Hi, I am Reza.
I am an RA at Mila working with Aaron Courville and Pascal Vincent. I am interested in fundamental research in AI. I would like to understand why and when deep learning works, and how it can be improved. Currently, I am working on the connection between memorization and generalization in deep learning.
Contact me: reza.bayat [at] mila.quebec
Follow me on X: reza_byt
News
September 2024: I began an RA position at Mila under the supervision of Aaron Courville and Pascal Vincent.
AI Series

S1.E1 ∙ Relaxed Recursive Transformers: Effective Parameter Sharing with Layer-wise LoRA
TL;DR: Relaxed Recursive Transformers is a novel method for compressing LLMs by repeatedly using a single transformer block with shared parameters. It introduces innovative initialization and layer-wise LoRAs to relax layer-tying constraints, enabling it to outperform similarly sized LLMs and achieve performance comparable to that of larger models.

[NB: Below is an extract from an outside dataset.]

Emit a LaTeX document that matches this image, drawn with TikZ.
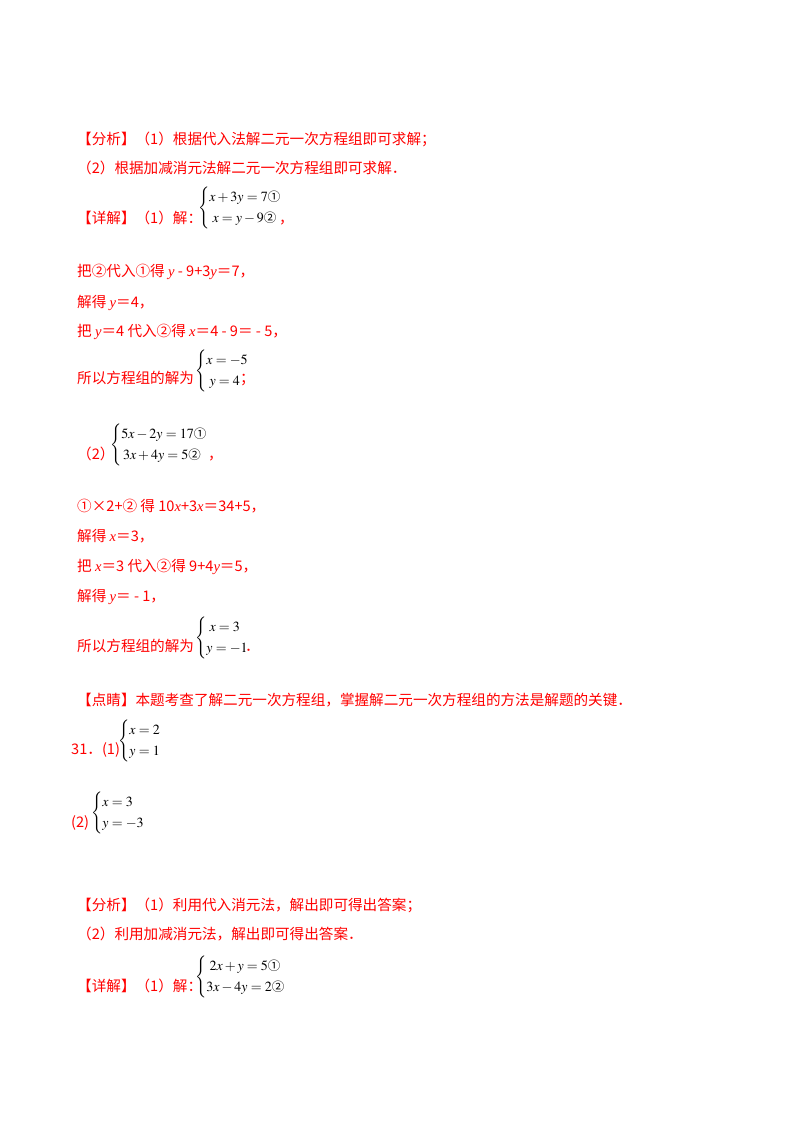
\documentclass[tikz,border=0pt]{standalone}
\usepackage{mathptmx}
\usepackage{fontspec}
\usepackage{amsmath}
\newfontfamily\cjk{Noto Sans CJK SC}
\newfontfamily\ser{Liberation Serif}
\newcommand{\iv}[1]{{\ser\itshape #1}}
\newcommand{\ca}{\mbox{\cjk\fontsize{12.5}{15}\selectfont ①}}
\newcommand{\cb}{\mbox{\cjk\fontsize{12.5}{15}\selectfont ②}}
\renewcommand{\arraystretch}{1.3}
\begin{document}
\begin{tikzpicture}[x=1pt,y=-1pt,
  t/.style={anchor=base west,text=red,font=\cjk\fontsize{14.6}{16}\selectfont,inner sep=0},
  sys/.style={anchor=west,text=black,font=\fontsize{14}{16}\selectfont,inner sep=0}]
\useasboundingbox (0,0) rectangle (800,1132);
\node[t] (l1) at (77,144) {【分析】（1）根据代入法解二元一次方程组即可求解；};
\node[t] (l2) at (77,173) {（2）根据加减消元法解二元一次方程组即可求解．};
\node[t] (l3) at (77,223) {【详解】（1）解：};
\node[sys] (s1) at (198,208) {$\left\{\begin{array}{@{}l@{}}x+3y=7\ca\\ \;x=y-9\cb\end{array}\right.$};
\node[t] (c1) at (279,223) {，};
\node[t] (l4) at (77,276) {把②代入①得 \iv{y} - 9+3\iv{y}＝7，};
\node[t] (l5) at (77,307) {解得 \iv{y}＝4，};
\node[t] (l6) at (77,336) {把 \iv{y}＝4 代入②得 \iv{x}＝4 - 9＝ - 5，};
\node[t] (l7) at (77,383) {所以方程组的解为};
\node[sys] (s2) at (195,371) {$\left\{\begin{array}{@{}l@{}}x=-5\\ \;y=4\end{array}\right.$};
\node[t] (c2) at (240,383) {；};
\node[t] (l8) at (77,459) {（2）};
\node[sys] (s3) at (110,445) {$\left\{\begin{array}{@{}l@{}}5x-2y=17\ca\\ \,3x+4y=5\cb\end{array}\right.$};
\node[t] (c3) at (208,459) {，};
\node[t] (l9) at (77,511) {①×2+② 得 10\iv{x}+3\iv{x}＝34+5，};
\node[t] (l10) at (77,541) {解得 \iv{x}＝3，};
\node[t] (l11) at (77,571) {把 \iv{x}＝3 代入②得 9+4\iv{y}＝5，};
\node[t] (l12) at (77,601) {解得 \iv{y}＝ - 1，};
\node[t] (l13) at (77,651) {所以方程组的解为};
\node[sys] (s4) at (195,638) {$\left\{\begin{array}{@{}l@{}}\;x=3\\ y=-1\end{array}\right.$};
\node[t] (c4) at (245,651) {．};
\node[t] (l14) at (77,705) {【点睛】本题考查了解二元一次方程组，掌握解二元一次方程组的方法是解题的关键．};
\node[t] (l15) at (71,754) {31．(1)};
\node[sys] (s5) at (118,741) {$\left\{\begin{array}{@{}l@{}}x=2\\ y=1\end{array}\right.$};
\node[t] (l16) at (71,827) {(2)};
\node[sys] (s6) at (91,813) {$\left\{\begin{array}{@{}l@{}}x=3\\ y=-3\end{array}\right.$};
\node[t] (l17) at (77,910) {【分析】（1）利用代入消元法，解出即可得出答案；};
\node[t] (l18) at (77,939) {（2）利用加减消元法，解出即可得出答案．};
\node[t] (l19) at (77,991) {【详解】（1）解：};
\node[sys] (s7) at (195,977) {$\left\{\begin{array}{@{}l@{}}\;2x+y=5\ca\\ 3x-4y=2\cb\end{array}\right.$};
\end{tikzpicture}
\end{document}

Additionally, it proposes Continuous Depth-wise Batching, an inference paradigm that enhances throughput when combined with early-exiting algorithms.
November 28, 2024 | Presented by: Sangmin Bae | Watch TBD

S1.E2 ∙ Adaptive Inference-Time Compute: LLMs Can Predict if They Can Do Better, Even Mid-Generation
TL;DR: Adaptive Inference-Time Compute introduces a generative reward model, enabling LLMs to predict mid-generation whether restarting would improve the response. This approach eliminates the need for an external model and can be used to decide whether to generate additional samples, prune unpromising samples early, or select the best sample. It is highly cost-efficient, as it involves generating a single predefined token and can leverage the existing KV cache.
December 5, 2024 | Presented by: Rohin Manvi | Watch TBD

S1.E3 ∙ Titans: Learning to Memorize at Test Time
TL;DR: Titans are a new family of architectures with a neural long-term memory that memorizes historical context, aiding an attention module in utilizing long-past information. They enable fast, parallel training and inference, scaling beyond 2M context windows while outperforming Transformers and modern RNNs in language modeling, common-sense reasoning, and time series forecasting.
February 12, 2025 | Presented by: Ali Behrouz | Watch TBD